De los guionistas mencionados he pillado muchas veces el ritmo de la frase, la poesía de la soledad, el personaje marginado porque es diferente y no cuadra en ninguna parte. De los dibujantes mencionados, la armonía, la pasión por la estética, el todo absoluto que conforma una imagen que, porque me dedico a lo que dedico, tengo que pintar con palabras. Y de Foster... de Foster he aprendido tantas cosas que me cuesta trabajo centrarme en una sola.
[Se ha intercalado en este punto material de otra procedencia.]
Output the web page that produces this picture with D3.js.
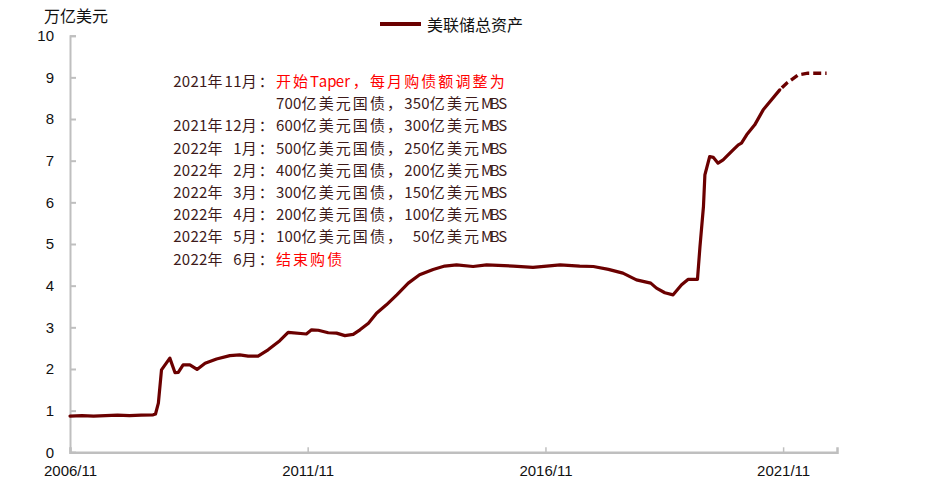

Porque no sólo he aprendido a narrar historias, a desmitificar al héroe, a amar a la más hermosa, sino también a intentar ser más persona que personaje, a controlar el temperamento, a ser más irónico que cínico, cuando las cosas se ponen de verdad feas.
Foster hizo una de las grandes novelas del siglo XX, y esa novela le ocupó buena parte de su vida. Contrariamente a casi todos los demás dibujantes y guionistas de los cómics, su llegada al medio se produce cuando ya es un hombre adulto que tiene una vida, y lo que nos cuenta en su historieta es, ni más ni menos, que sus observaciones sobre la vida, alejándose a sí mismo y a los suyos en el tiempo y disfrazándose de Valiente igual que disfraza a su mujer de Aleta. De esa novela yo aprendí, con trece años, el valor de la amistad y de la palabra dada, el rechazo a la violencia, la serenidad que da ver las cosas en perspectiva (otra cosa, claro, es que las aplique o las deje de aplicar, que no soy un santo ni un héroe y me puede muchas veces, como al propio Valiente, la pasión a la cabeza).
Si hay muchos Quijotes, uno para cada época de la vida, hay también muchos Príncipe Valiente: al menos yo descubro uno nuevo cada vez que me siento a disfrutar de ese siglo V falso que parece tan de verdad que la Edad Media tendría que haber sido como Foster la pinta: ni sucia ni idealizada, sino una mezcla de ambas cosas, con personas capaces de gestos heroicos y malvados que uno llega a comprender aunque no comparta cómo actúan. La gran baza de Foster es que, a contracorriente siempre, rara avis en el medio de los cómics, tiene sus referentes en otras partes que no son la historieta, por lo que es capaz de crear grandes personajes donde los secundarios, aunque asomen poco, son perfectamente capaces de demostrar, en sus líneas de actuación, que son seres redondos, no meros comparsas.
Foster es, pues, uno de mis grandes maestros, tanto literarios como conductuales, y durante muchos años he vagado como alma en pena buscando una bibliografía que pudiera ponerme en mejor contacto con él. Sólo recientemente pude acceder al indispensable Hal Foster: Prince of Illustrators, porque pese a la importancia capital en el mundo de la historieta (jamás, jamás ha llegado el cómic a cotas más altas) se ha escrito poco y mal sobre la figura de este venerable anciano que nos ha legado el más bello poema épico de la saga arturiana que existe.
En mi librito cuento mis reflexiones, cómo veo y he visto su trabajo, qué me dice todavía, qué me seguirá diciendo siempre. Era una deuda que tenía conmigo mismo, y con el gran maestro, una espina en mi costado que me he sacado un poco, aunque no del todo.
Porque a Foster hay que volver siempre, porque como los buenos amigos está esperando con sus historias que contar, para hacernos revivir su vida que ya es también la nuestra.